Monday, December 14, 2015

The trouble with bathroom exhaust fans – troubleshooting your bathroom exhaust fan

Bathroom exhaust fans provide a vital function to the indoor air quality of the home by exhausting odors and moisture that can cause mold or mildew to grow. But they are only effective if they are working. There are many reasons that exhaust fans might start to have issues or stop functioning all together. The good news is not all of them mean you need to replace the entire fan. Here are a few troubleshooting tips:

CAUTION: Before starting any maintenance make sure the fan is turned off at the circuit board.

If the fan has completely stopped operating:
Check to see if there is power to the fan. A circuit might be tripped. Next, see if the motor plug is connected. Typically fans will have a plug running from the motor to a receptacle in the fan housing. If this has come loose, the fan will not operate. Another cause could be the wiring was not done correctly. This usually only applies if it is a brand new installation. If after checking all of those without solving the issue, you probably need to replace the motor or entire fan.

The fan is working but the air is moving slower than normal: More often than not, this is because there is a build-up of dirt on the fan motor/blade or an obstruction in the ducting. Common obstructions include birds nest in the roof or wall caps where the air is being exhausted out of the home. Removing any blockage in your ducting or cleaning the inside of the fan according to the instructions in your owners manual will hopefully solve the issue.

The fan is operating louder than normal: First you will need to identify what type of noise it is making. If it sounds like it is operating normally just louder it might be because of some of the same issues described above in the air is moving slower than normal.

If it is more of a rattling sound it may be because the motor has come loose. Most exhaust fans have a housing with the motor attached to the housing with some type of mounting bracket. Over time the screw(s) holding the motor to the housing can work themselves loose. Tightening these might solve the problem.

Much in the same way, it could be that the screws or nails holding the fan to the joists have worked themselves loose or the ducting has disconnected. If you have access to the fan from above, this can be easily checked and corrected.

Other causes could be a weld has broken loose on the fan housing. Unfortunately, that cant be easily fixed and the whole fan will need to be replaced. If you hear more of a scraping sound it is probably the fan blade hitting the fan housing. This can happen if the blade was damaged during cleaning or if it has worked itself loose. Check to see if you can fit the blade back onto the motor shaft. If not, you might need to replace the blade, the motor or the entire fan depending on the extent of damage.

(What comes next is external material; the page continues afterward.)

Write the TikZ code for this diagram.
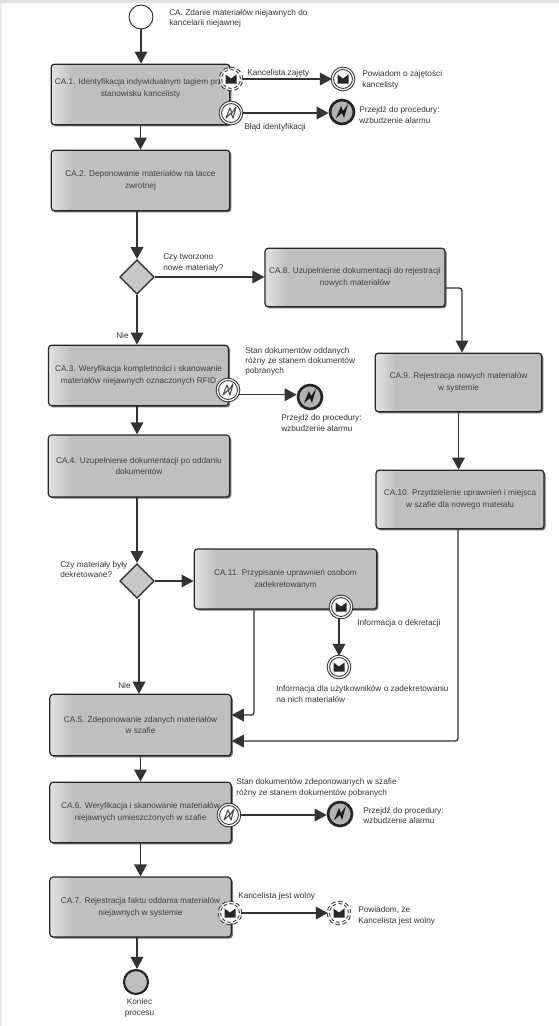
\documentclass[tikz,border=0pt]{standalone}
\usepackage{fontspec}
\setmainfont{Liberation Sans}
\usetikzlibrary{arrows.meta,calc,shapes.geometric,shadows}

\definecolor{taskgray}{gray}{0.75}
\pgfdeclarehorizontalshading{taskshade}{100bp}{color(0bp)=(white!55!taskgray); color(25bp)=(white!55!taskgray); color(31bp)=(taskgray); color(100bp)=(taskgray)}
\tikzset{
  task/.style={draw=black!85, line width=0.9pt, rounded corners=2.5pt, minimum width=#1, inner sep=0pt,
    shading=taskshade, shading angle=0, drop shadow={shadow xshift=1.2pt, shadow yshift=-1.2pt, fill=black!55, opacity=1},
    align=center, font=\fontsize{6.2}{8.8}\selectfont, text=black!75},
  gate/.style={diamond, draw=black!85, line width=0.9pt, fill=black!22, minimum width=26pt, minimum height=26pt, inner sep=0pt},
  evt/.style={circle, draw=black!85, fill=white, line width=0.7pt, minimum size=#1, inner sep=0pt},
  lbl/.style={align=left, anchor=west, inner sep=0pt, font=\fontsize{6.2}{8.8}\selectfont, text=black!80},
  flow/.style={draw=black!80, line width=1pt, rounded corners=2pt, -{Triangle[length=9pt,width=9.5pt]}}
}

% koperta i blyskawica
\newcommand{\envelope}[1]{\fill[black!85] ($(#1)+(-5.5,-4.5)$) -- ($(#1)+(0,-0.5)$) -- ($(#1)+(5.5,-4.5)$) -- ($(#1)+(5.5,4.5)$) -- ($(#1)+(-5.5,4.5)$) -- cycle;}
\newcommand{\bolt}[1]{\draw[black!70, line width=0.8pt, line join=round] ($(#1)+(-5,5)$) -- ($(#1)+(-1,-5)$) -- ($(#1)+(1,0)$) -- ($(#1)+(5,-6)$) -- ($(#1)+(2,5)$) -- ($(#1)+(0,0)$) -- cycle;}

\begin{document}
\begin{tikzpicture}[x=0.75pt,y=-0.75pt]
\useasboundingbox (0,0) rectangle (559,1026);
\fill[black!12] (0,0) rectangle (559,3);
\fill[black!8] (0,3) rectangle (2,1026);

\node[evt=18pt] (start) at (141,17) {};
\node[lbl] at (169,13) {CA. Zdanie materiałów niejawnych do};
\node[lbl] at (169,23) {kancelarii niejawnej};

% zadania
\node[task=134pt, minimum height=45.5pt] (ca1) at (140.5,94.5) {CA.1. Identyfikacja indywidualnym tagiem przy\\stanowisku kancelisty\\[2pt]};
\node[task=134pt, minimum height=45.5pt] (ca2) at (140.5,180.5) {CA.2. Deponowanie materiałów na tacce\\zwrotnej};
\node[gate] (g1) at (137,277) {};
\node[task=135pt, minimum height=44pt] (ca8) at (355,277.5) {CA.8. Uzupełnienie dokumentacji do rejestracji\\nowych materiałów};
\node[task=135pt, minimum height=45.5pt] (ca3) at (138.5,375.5) {CA.3. Weryfikacja kompletności i skanowanie\\materiałów niejawnych oznaczonych RFID};
\node[task=125pt, minimum height=44pt] (ca9) at (458.5,382.5) {CA.9. Rejestracja nowych materiałów\\w systemie};
\node[task=136pt, minimum height=46.5pt] (ca4) at (139,466) {CA.4. Uzupełnienie dokumentacji po oddaniu\\dokumentów};
\node[task=126pt, minimum height=44pt] (ca10) at (460,499.5) {CA.10. Przydzielenie uprawnień i miejsca\\w szafie dla nowego mateiału};
\node[gate] (g2) at (137,581) {};
\node[task=137pt, minimum height=45pt] (ca11) at (285.5,579) {CA.11. Przypisanie uprawnień osobom\\zadekretowanym};
\node[task=136pt, minimum height=46pt] (ca5) at (140.5,725) {CA.5. Zdeponowanie zdanych materiałów\\w szafie};
\node[task=136pt, minimum height=45.5pt] (ca6) at (140.5,812.5) {CA.6. Weryfikacja i skanowanie materiałów\\niejawnych umieszczonych w szafie};
\node[task=136pt, minimum height=45pt] (ca7) at (140.5,907) {CA.7. Rejestracja faktu oddania materiałów\\niejawnych w systemie};
\node[circle, draw=black!85, line width=1.6pt, fill=black!25, minimum size=18pt, inner sep=0pt] (stop) at (136,982) {};
\node[align=center, inner sep=0pt, font=\fontsize{6.2}{8.2}\selectfont, text=black!80] at (139.5,1007.5) {Koniec\\procesu};

% zdarzenia
\node[evt=16pt, densely dashed, double, double distance=1pt] (busy) at (231,79) {};
\node[evt=16pt, double, double distance=1pt] (err1) at (231,113) {};
\node[evt=16pt, double, double distance=1pt] (busyend) at (343,79) {};
\node[evt=18pt, line width=2pt, fill=black!30] (err1end) at (342,112) {};
\node[evt=16pt, double, double distance=1pt] (err3) at (228,390) {};
\node[evt=18pt, line width=2pt, fill=black!30] (err3end) at (310,397) {};
\node[evt=16pt, double, double distance=1pt] (info) at (341,607) {};
\node[evt=16pt, double, double distance=1pt] (infoend) at (339,667) {};
\node[evt=16pt, double, double distance=1pt] (err6) at (229,815) {};
\node[evt=18pt, line width=2pt, fill=black!30] (err6end) at (340,814) {};
\node[evt=16pt, densely dashed, double, double distance=1pt] (free) at (230,913) {};
\node[evt=16pt, densely dashed, double, double distance=1pt] (freeend) at (339,913) {};

\foreach \n in {busy,busyend,info,infoend,free,freeend} {\envelope{\n}}
\foreach \n in {err1,err3,err6} {\bolt{\n}}
\foreach \n in {err1end,err3end,err6end} {\fill[black!90] ($(\n)+(-6,6)$) -- ($(\n)+(-1,-6)$) -- ($(\n)+(1,-1)$) -- ($(\n)+(6,-8)$) -- ($(\n)+(2,6)$) -- ($(\n)+(0,1)$) -- cycle;}

% polaczenia
\draw[flow] (start) -- (start |- ca1.north);
\draw[flow] (ca1.south) -- (ca2.north);
\draw[flow] (g1 |- ca2.south) -- (g1);
\draw[flow] (g1) -- (ca8.west |- g1);
\draw[flow] (g1) -- (g1 |- ca3.north);
\draw[flow] (ca8.east |- 0,288) -| (ca9.north -| 462,0);
\draw[flow] (ca9) -- (ca9 |- ca10.north);
\draw[flow] (g1 |- ca3.south) -- (g1 |- ca4.north);
\draw[flow] (g1 |- ca4.south) -- (g2);
\draw[flow] (g2) -- (ca11.west |- g2);
\draw[flow] (g2.south -| 139,0) -- (ca5.north -| 139,0);
\draw[flow] (ca5) -- (ca5 |- ca6.north);
\draw[flow] (ca6) -- (ca6 |- ca7.north);
\draw[flow] (ca7.south -| 137,0) -- (stop.north -| 137,0);
\draw[flow] (busy) -- (busyend);
\draw[flow] (err1) -- (err1end.west |- err1);
\draw[flow] (err3.-25) -- (err3end.west |- err3.-25);
\draw[flow] (err6) -- (err6end.west |- err6);
\draw[flow] (free) -- (freeend);
\draw[flow] (info.south -| infoend) -- (infoend);
\draw[flow] (ca10.south -| 458,0) |- (ca5.east |- 0,741);
\draw[flow] (ca11.south -| 254,0) |- (ca5.east |- 0,715);

% opisy
\node[lbl] at (247,73) {Kancelista zajęty};
\node[lbl] at (244,127) {Błąd identyfikacji};
\node[lbl] at (362,74) {Powiadom o zajętości};
\node[lbl] at (362,85) {kancelisty};
\node[lbl] at (359,110) {Przejdź do procedury:};
\node[lbl] at (359,121) {wzbudzenie alarmu};
\node[lbl] at (163,257) {Czy tworzono};
\node[lbl] at (163,268) {nowe materiały?};
\node[lbl] at (116,336) {Nie};
\node[lbl] at (245,351) {Stan dokumentów oddanych};
\node[lbl] at (245,361) {różny ze stanem dokumentów};
\node[lbl] at (245,371) {pobranych};
\node[lbl] at (281,418) {Przejdź do procedury:};
\node[lbl] at (281,429) {wzbudzenie alarmu};
\node[lbl] at (60,565) {Czy materiały były};
\node[lbl] at (60,575) {dekretowane?};
\node[lbl] at (118,686) {Nie};
\node[lbl] at (357,623) {Informacja o dekretacji};
\node[lbl] at (276,689) {Informacja dla użytkowników o zadekretowaniu};
\node[lbl] at (276,699) {na nich materiałów};
\node[lbl] at (236,782) {Stan dokumentów zdeponowanych w szafie};
\node[lbl] at (236,793) {różny ze stanem dokumentów pobranych};
\node[lbl] at (363,811) {Przejdź do procedury:};
\node[lbl] at (363,821) {wzbudzenie alarmu};
\node[lbl] at (238,896) {Kancelista jest wolny};
\node[lbl] at (358,910) {Powiadom, że};
\node[lbl] at (358,921) {Kancelista jest wolny};
\end{tikzpicture}
\end{document}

As always, Air King highly recommends consulting a professional for all maintenance issues. To learn more about other helpful tips visit the FAQ section at

Tuesday, December 1, 2015

Let your HVAC breath – Why it is important to change your air filter

If you have central air in your home, hopefully you know it also has an air filter and that the air filter needs to be changed. You should check you air filter every month and will probably need to replace it at least every 3 months depending on how much the system is running.

During the cold of the winter months when the heater is running a lot, you will probably need to replace it more often. During mild months when the system might not be running at all, you can typically go longer before needing to replace the filter.

Changing filters that often can sometimes lead to the theory that this is all a fabrication of the filter manufactures that are trying to take over the world. Well unfortunately we just cant support that theory. The air filter is a critical part of your HVAC system. It removes dirt and debris and allows the system to work at maximum efficiency. The entire system is relying on air flowing freely throughout the home. If you have a dirty and clogged filter that efficiency is going to decrease dramatically. As the filter becomes dirty, less air can flow through it. That causes your HVAC unit to have to run longer which wastes energy, resulting in higher bills. Think of it this way. Take a large straw and blow into one end of it with your hand at the other end. You should feel a nice flow of air coming out. Now stuff the straw with cotton and try blowing again. You will need to blow a lot harder and only a fraction of the air will actually come out the other end. This is what you are doing to your HVAC system when you use a dirty filter.

Fine, problem solved, I just wont use a filter – that will teach them. Not a good idea. A dirty filter is actually a good thing in a way. If the filter had not captured the dirt, where do you think it would have gone? That would be coming out of your ductwork and into the air you breath or worse would lessen the life of your system because it would clog up the motor and internal workings of the HVAC system.

Changing the filter is typically something that any homeowner can do. For most systems, the filter is located on the right side of the HVAC system (the air return side). Check the size you need by looking at the numbers on the current filter and purchase a new filter that match those number exactly. Almost all home improvement centers will have replacement filters available. Once you have the new filter, slide the old one out, taking note of the airflow direction (usually an arrow on the top of the filter). Slide the new filter in and you are done. If you are not sure where your filter is located or have any other questions, contact a licensed professional HVAC service person. They will be able to check you system and show you how and where to replace the filters.